LILA: Is women empowerment and equality an issue within the LGBTQ community? How do you address them?
LE: Of course. We don’t always address these challenges well. Before I came to BCC, one of my rabbinic colleagues serving a queer congregation said to me, “just remember – gay men and lesbians make ‘strange bedfellows.’” We don’t always or automatically understand each other. Gay culture and lesbian culture and queer-culture and trans-culture and bi-culture all vary from each other, and change over time.

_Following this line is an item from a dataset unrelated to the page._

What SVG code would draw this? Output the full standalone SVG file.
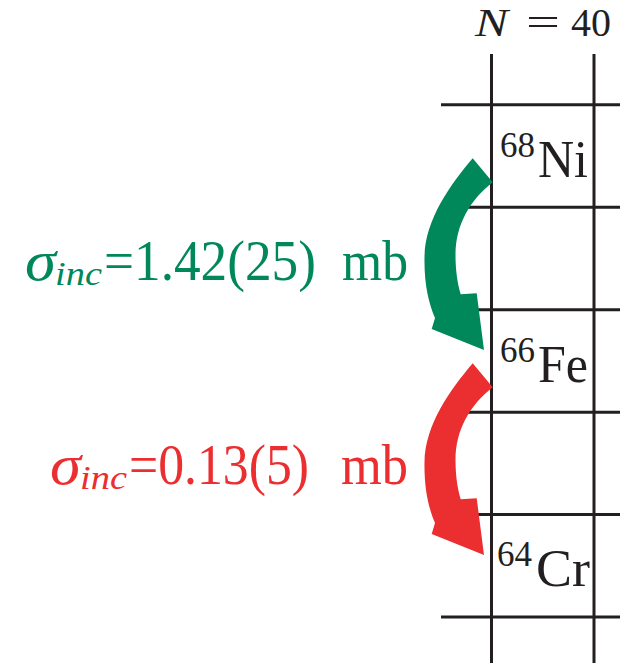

We try to notice and sometimes, more than other times, we take seriously a self-imposed charge to be self-reflective, to work together toward positive change.
LILA: Does BCC have any outreach program for the Jews residing as minority in other countries?
LE: We livestream most of our services and post to our archive so people can watch anytime, and of course we have a website that we try to keep an audience in mind of people inside and outside BCC. We have some regular viewers/readers who live otherwise isolated lives in small towns and in other countries. Some of them stay in regular touch with us through email or Facebook.
LILA: What are your future plans?
LE: I’m not sure yet. Some travel and unwind time with Tracy (my wife). Reading of course. Eventually, I have some writing I might like to do. And I expect to get more active in social justice work – especially homelessness in LA. It depends of course on what else happens (or doesn’t happen) in the world that might demand attention from someone like me who finds herself with more flexible time. In a year or so, I’ll also probably do some teaching, etc. again at BCC in my position as Rabbi Emerita. I’m pretty sure I won’t be bored or focused only on myself!